The world of Rainford is populated by characters who feel disturbingly real, perhaps aided by the reported use of actual former young offenders as extras during filming at the St. Charles Youth Center near Chicago. Mick’s immediate nemesis within the facility is Horowitz (played with poignant vulnerability by Eric Gurry), his cellmate, whose perceived weakness makes him a target. Their complex relationship forms one of the film’s few fragile threads of humanity. But the shadow looming largest is Paco Moreno, played in a chillingly intense debut by Esai Morales. Paco, the vengeful brother of the boy Mick killed, lands in the same facility, bringing their street war inside the walls. Morales radiates a quiet, lethal menace; his presence raises the stakes exponentially. Their eventual confrontation is less a fight and more a primal explosion of hatred and desperation, staged with a brutal realism that feels earned, not gratuitous. That infamous scene involving a pillowcase and soda cans? It’s hard to shake, a visceral depiction of prison ingenuity turned deadly.

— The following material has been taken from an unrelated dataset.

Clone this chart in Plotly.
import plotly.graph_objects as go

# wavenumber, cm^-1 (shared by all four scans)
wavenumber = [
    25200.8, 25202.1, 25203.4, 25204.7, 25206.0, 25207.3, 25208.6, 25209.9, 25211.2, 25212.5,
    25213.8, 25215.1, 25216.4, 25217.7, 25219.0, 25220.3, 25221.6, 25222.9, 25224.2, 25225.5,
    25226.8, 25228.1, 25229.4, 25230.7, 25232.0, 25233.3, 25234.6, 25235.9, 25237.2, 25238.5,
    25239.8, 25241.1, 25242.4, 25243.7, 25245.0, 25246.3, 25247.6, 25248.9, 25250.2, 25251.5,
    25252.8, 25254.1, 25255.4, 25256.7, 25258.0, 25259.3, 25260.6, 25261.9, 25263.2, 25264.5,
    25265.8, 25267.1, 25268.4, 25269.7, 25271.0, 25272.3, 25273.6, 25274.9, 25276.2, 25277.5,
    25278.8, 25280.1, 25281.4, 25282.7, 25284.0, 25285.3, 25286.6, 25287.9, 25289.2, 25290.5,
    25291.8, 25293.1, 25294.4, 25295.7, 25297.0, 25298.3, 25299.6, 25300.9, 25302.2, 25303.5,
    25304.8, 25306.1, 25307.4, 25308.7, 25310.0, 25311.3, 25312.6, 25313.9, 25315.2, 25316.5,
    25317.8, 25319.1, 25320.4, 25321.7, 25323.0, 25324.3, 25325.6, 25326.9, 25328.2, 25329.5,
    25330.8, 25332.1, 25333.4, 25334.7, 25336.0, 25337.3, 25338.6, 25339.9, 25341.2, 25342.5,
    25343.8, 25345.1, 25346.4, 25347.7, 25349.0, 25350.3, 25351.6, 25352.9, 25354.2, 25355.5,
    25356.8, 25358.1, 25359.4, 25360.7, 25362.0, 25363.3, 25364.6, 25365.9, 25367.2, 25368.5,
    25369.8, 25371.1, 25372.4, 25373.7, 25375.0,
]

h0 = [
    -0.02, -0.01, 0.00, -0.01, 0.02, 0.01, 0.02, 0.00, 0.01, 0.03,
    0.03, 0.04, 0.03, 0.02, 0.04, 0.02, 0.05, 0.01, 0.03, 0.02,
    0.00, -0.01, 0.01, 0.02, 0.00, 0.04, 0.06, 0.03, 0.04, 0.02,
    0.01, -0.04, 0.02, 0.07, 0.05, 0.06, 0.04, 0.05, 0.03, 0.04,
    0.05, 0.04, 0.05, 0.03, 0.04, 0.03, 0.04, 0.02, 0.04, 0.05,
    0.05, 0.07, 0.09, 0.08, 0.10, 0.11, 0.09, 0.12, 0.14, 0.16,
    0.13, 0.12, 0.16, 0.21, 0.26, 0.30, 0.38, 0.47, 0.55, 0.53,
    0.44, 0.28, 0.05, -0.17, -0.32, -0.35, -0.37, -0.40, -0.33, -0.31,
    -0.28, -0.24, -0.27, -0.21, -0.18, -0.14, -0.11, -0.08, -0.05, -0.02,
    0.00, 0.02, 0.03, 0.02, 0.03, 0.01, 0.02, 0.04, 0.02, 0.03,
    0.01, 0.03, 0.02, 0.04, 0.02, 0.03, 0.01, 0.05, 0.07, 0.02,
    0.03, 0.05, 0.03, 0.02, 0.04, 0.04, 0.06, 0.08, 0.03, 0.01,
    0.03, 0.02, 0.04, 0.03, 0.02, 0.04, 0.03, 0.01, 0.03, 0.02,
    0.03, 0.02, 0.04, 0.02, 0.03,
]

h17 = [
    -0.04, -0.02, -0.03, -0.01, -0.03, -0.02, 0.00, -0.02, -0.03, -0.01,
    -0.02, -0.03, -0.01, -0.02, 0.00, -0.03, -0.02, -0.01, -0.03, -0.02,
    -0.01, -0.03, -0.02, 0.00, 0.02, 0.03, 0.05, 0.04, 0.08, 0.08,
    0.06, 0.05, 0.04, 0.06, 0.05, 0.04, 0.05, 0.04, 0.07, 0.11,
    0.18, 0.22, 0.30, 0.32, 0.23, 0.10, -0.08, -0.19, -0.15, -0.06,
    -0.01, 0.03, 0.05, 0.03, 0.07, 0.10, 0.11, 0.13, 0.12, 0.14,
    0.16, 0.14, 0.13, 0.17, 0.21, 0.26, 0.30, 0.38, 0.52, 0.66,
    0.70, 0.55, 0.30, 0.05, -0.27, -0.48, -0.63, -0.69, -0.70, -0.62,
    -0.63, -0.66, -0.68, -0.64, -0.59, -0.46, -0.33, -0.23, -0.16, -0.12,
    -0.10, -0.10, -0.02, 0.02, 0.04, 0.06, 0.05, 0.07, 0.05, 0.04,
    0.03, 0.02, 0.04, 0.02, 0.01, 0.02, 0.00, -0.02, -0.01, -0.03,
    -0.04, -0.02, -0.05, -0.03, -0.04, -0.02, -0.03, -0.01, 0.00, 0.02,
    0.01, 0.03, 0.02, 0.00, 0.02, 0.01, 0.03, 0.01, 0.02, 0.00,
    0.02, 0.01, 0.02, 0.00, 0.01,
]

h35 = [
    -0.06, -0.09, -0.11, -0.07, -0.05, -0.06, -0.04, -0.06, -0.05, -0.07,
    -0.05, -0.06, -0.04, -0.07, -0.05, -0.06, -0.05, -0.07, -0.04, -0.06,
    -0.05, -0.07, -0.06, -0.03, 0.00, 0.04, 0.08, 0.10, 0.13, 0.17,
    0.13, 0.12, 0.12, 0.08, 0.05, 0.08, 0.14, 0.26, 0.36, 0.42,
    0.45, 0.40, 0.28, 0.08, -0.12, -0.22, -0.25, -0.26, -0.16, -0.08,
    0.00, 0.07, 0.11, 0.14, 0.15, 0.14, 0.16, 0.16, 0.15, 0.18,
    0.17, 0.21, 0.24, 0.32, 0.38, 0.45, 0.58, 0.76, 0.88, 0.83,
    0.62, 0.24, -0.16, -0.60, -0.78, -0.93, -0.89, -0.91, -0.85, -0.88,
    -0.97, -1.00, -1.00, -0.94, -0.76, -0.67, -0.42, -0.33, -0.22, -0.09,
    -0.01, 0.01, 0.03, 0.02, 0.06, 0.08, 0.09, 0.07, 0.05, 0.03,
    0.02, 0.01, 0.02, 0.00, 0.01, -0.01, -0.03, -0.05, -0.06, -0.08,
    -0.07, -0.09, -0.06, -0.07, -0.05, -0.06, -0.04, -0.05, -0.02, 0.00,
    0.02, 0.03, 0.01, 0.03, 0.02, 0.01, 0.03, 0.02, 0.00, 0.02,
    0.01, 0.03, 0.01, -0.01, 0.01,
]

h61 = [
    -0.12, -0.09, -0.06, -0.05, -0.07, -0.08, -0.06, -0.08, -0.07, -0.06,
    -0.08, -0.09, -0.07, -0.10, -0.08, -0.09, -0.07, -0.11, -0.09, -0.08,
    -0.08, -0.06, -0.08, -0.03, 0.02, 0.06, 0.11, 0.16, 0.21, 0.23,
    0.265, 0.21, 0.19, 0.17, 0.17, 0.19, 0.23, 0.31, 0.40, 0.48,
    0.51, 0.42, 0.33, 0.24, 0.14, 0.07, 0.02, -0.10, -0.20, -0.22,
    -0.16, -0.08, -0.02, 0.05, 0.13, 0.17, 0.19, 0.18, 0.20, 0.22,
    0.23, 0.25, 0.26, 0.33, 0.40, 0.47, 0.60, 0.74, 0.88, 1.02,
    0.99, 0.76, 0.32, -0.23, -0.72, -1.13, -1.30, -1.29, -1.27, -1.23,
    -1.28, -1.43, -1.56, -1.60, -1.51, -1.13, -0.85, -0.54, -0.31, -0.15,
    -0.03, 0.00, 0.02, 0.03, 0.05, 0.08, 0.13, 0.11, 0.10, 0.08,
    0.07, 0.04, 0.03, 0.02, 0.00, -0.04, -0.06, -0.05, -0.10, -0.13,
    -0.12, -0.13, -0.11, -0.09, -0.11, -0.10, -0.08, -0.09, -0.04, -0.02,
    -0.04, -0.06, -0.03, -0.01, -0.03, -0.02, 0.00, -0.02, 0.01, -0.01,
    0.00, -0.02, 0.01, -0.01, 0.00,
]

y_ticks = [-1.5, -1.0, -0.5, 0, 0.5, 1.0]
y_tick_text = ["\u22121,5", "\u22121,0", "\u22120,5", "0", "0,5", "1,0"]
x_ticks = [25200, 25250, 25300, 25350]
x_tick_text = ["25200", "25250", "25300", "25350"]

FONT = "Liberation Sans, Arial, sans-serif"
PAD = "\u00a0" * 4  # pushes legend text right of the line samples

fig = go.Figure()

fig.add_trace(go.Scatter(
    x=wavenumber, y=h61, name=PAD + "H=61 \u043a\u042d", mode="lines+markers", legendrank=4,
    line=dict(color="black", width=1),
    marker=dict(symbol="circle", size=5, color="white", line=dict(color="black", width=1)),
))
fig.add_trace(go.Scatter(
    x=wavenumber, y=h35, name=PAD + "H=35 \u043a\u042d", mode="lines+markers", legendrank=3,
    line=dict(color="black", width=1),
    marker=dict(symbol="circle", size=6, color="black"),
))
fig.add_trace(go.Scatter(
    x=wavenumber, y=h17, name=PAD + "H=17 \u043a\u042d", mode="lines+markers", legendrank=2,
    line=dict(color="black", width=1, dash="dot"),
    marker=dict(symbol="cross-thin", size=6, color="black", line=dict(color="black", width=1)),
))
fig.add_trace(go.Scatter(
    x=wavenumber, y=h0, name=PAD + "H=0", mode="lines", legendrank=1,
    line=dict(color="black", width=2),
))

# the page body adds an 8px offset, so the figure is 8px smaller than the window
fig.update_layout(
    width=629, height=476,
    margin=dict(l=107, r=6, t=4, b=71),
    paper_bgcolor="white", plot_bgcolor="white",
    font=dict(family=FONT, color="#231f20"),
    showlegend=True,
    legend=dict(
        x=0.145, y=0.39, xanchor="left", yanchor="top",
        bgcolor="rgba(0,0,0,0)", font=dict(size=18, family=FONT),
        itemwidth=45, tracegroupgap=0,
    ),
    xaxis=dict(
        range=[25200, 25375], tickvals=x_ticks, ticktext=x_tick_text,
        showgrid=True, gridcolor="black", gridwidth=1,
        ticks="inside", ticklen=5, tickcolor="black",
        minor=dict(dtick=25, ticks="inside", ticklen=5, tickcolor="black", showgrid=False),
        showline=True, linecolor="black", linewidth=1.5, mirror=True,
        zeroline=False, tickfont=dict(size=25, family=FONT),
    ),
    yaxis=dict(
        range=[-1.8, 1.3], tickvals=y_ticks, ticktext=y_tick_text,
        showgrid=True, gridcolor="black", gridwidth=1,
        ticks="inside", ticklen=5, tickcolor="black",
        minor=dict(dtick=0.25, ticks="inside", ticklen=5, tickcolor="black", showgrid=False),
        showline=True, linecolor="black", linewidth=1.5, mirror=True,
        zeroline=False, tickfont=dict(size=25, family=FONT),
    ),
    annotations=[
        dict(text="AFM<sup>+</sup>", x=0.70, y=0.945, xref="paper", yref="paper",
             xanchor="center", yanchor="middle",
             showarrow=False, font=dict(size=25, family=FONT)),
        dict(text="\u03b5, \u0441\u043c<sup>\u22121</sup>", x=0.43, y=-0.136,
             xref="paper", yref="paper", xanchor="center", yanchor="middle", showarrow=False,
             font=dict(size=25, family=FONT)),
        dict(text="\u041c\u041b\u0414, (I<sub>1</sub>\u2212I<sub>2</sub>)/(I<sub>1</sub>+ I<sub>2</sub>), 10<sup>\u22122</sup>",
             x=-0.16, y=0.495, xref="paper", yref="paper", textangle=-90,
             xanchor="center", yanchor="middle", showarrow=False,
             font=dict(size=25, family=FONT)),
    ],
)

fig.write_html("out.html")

What makes Bad Boys resonate, even decades later? It refuses to offer simple moral lessons or redemption arcs. Written by Richard Di Lello (perhaps better known for his insider account of The Beatles' Apple Corps, The Longest Cocktail Party), the script presents a cycle of violence where actions have devastating consequences, but survival often means perpetuating that cycle. Mick’s journey isn't about becoming "good"; it's about learning the brutal rules of the game and becoming strong enough, or perhaps hard enough, to play it. Even his connection to his girlfriend J.C. (an early role for Ally Sheedy) feels less like a lifeline to salvation and more like a reminder of a world rapidly receding from his grasp. The score by Bill Conti, famous for the soaring themes of Rocky (1976), here provides a grittier, more percussive pulse that underscores the tension rather than offering heroic uplift.

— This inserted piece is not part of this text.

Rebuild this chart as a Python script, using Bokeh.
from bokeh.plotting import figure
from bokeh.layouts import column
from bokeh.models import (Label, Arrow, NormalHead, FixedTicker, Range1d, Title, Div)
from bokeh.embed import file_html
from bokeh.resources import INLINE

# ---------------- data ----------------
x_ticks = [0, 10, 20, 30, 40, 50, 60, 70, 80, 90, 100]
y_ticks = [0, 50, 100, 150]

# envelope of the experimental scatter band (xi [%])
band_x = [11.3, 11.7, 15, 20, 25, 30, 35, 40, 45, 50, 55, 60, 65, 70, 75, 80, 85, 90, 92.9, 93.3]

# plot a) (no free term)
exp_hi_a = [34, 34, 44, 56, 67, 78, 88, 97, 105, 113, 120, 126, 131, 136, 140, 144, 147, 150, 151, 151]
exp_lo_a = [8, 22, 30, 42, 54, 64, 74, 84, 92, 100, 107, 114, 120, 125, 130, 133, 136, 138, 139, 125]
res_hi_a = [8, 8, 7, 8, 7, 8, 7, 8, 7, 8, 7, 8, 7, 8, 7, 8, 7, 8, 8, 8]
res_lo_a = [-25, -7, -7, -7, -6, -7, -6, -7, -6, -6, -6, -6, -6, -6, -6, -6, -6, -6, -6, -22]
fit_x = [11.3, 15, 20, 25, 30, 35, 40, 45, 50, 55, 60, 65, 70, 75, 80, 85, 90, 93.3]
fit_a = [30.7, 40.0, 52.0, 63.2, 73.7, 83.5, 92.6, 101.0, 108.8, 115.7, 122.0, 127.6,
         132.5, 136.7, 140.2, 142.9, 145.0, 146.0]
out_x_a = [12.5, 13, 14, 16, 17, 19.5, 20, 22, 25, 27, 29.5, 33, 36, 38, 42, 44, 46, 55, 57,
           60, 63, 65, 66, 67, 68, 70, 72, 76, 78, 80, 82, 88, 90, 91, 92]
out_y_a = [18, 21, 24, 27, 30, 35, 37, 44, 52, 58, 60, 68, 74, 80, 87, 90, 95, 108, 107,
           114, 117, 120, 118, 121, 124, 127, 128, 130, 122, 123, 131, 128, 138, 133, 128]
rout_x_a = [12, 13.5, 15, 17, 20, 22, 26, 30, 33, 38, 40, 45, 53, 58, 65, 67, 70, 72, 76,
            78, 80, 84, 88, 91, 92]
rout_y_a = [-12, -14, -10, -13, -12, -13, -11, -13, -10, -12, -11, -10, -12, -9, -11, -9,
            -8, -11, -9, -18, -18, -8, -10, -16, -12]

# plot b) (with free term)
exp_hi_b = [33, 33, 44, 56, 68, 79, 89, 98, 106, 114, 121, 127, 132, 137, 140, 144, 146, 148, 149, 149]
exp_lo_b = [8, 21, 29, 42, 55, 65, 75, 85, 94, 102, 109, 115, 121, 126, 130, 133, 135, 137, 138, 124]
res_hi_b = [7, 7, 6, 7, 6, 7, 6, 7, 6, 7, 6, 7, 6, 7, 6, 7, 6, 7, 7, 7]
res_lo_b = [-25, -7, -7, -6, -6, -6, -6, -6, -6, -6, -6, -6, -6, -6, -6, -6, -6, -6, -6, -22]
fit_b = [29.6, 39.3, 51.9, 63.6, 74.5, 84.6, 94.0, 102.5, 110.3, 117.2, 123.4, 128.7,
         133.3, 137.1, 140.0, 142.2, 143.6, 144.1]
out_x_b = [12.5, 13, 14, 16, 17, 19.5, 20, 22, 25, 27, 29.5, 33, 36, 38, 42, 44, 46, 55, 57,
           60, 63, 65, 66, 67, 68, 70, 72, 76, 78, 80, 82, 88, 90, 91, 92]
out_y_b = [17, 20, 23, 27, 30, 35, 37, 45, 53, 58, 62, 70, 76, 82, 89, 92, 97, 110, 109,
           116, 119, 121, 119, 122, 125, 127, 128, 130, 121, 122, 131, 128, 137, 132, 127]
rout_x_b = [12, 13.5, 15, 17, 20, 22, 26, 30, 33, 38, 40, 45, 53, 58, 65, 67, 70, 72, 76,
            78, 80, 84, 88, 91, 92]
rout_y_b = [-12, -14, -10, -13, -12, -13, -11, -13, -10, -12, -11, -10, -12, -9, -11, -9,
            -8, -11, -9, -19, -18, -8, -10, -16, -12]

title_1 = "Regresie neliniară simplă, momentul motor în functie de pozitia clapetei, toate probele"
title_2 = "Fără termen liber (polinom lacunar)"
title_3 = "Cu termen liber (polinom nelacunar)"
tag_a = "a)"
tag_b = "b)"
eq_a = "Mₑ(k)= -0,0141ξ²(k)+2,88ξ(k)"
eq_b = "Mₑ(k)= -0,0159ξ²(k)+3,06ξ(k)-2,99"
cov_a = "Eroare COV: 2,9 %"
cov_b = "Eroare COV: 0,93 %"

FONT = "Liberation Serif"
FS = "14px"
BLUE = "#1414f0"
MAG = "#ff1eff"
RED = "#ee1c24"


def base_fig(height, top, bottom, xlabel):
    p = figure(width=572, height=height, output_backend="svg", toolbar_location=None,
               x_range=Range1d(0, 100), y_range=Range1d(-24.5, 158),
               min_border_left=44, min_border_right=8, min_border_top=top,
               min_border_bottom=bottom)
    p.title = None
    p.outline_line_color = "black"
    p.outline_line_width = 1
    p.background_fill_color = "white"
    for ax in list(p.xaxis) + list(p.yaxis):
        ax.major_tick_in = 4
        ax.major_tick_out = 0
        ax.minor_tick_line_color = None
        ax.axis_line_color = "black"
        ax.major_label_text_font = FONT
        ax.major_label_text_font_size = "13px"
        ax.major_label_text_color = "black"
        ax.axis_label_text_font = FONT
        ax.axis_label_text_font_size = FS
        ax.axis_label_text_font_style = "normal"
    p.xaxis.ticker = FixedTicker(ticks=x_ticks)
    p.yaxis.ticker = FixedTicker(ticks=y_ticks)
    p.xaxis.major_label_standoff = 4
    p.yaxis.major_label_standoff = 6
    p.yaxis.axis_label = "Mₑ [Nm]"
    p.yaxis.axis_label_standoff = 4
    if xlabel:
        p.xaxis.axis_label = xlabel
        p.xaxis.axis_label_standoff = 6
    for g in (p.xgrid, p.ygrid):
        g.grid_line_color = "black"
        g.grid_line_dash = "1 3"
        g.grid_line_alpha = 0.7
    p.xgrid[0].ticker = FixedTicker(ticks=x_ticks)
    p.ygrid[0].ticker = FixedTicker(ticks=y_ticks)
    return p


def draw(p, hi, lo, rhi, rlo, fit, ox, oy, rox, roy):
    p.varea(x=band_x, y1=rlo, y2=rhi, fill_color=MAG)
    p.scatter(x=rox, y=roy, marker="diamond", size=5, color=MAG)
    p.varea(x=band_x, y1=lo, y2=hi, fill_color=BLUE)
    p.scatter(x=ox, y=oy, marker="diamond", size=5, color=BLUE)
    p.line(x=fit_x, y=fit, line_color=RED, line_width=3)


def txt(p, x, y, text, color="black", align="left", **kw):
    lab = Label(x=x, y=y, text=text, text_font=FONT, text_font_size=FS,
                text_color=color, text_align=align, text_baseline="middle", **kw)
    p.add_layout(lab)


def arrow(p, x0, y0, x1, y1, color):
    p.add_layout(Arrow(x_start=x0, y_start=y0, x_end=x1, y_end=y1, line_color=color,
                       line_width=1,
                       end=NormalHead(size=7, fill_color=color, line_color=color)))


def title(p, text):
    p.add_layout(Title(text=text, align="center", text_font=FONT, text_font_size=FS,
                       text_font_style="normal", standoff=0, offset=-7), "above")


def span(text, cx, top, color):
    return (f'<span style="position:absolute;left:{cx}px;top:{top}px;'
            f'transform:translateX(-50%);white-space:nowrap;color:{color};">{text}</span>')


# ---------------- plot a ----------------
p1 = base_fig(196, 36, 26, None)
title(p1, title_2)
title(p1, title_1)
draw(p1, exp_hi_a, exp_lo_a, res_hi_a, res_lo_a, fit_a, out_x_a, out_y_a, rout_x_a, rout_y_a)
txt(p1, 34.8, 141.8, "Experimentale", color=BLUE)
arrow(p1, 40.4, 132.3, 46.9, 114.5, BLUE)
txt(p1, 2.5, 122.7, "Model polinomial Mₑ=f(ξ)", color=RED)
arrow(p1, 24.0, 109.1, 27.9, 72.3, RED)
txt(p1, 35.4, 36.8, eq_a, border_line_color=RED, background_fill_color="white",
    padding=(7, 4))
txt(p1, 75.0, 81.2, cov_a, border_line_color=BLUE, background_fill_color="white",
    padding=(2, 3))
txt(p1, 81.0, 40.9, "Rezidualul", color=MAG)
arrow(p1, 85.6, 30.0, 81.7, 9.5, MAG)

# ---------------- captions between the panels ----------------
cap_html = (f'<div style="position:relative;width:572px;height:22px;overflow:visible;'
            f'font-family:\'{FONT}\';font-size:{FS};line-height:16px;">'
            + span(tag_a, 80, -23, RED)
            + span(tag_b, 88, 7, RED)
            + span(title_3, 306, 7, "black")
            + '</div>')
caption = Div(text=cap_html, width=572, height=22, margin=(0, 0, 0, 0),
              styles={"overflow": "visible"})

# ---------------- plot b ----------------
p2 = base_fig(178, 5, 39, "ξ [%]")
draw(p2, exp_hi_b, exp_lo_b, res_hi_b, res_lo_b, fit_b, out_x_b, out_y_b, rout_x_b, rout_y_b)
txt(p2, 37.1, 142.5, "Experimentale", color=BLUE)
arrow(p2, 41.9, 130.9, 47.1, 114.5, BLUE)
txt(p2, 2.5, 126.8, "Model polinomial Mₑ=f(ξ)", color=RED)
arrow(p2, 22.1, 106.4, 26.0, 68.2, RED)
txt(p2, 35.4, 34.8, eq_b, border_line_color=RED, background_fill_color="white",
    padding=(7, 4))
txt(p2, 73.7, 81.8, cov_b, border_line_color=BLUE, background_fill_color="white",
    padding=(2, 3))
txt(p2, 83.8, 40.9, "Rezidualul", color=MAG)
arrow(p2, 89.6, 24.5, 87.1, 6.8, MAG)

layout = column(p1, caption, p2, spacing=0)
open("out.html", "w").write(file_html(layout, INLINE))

This wasn't a blockbuster – made for around $5 million, it pulled in roughly $9 million at the box office, respectable but not earth-shattering. Yet, its impact wasn't measured solely in dollars. It stood out as a raw, uncompromising look at youth incarceration, a stark contrast to more sanitized depictions. Does it hold up? Absolutely. The themes of systemic failure, the brutalizing effects of prison, and the desperate search for respect in hostile environments feel depressingly relevant.

Bad Boys (1983) earns this score for its unflinching honesty, its claustrophobic atmosphere, and predominantly for Sean Penn's powerhouse central performance, a startlingly mature turn that burns itself into your memory. It's bolstered by strong support, particularly from Esai Morales in a terrifying debut. While undeniably bleak and violent, the film avoids exploitation, instead offering a potent, disturbing glimpse into a world many would prefer to ignore. It doesn't ask you to like its characters, only to witness their struggle.
What lingers most after the static hiss of the tape ends? For me, it’s the unsettling quiet after the violence, the chilling realization of what survival costs in a place like Rainford. It’s a tough watch, for sure, but a vital piece of 80s dramatic filmmaking that deserves its place on the shelf in VHS Heaven.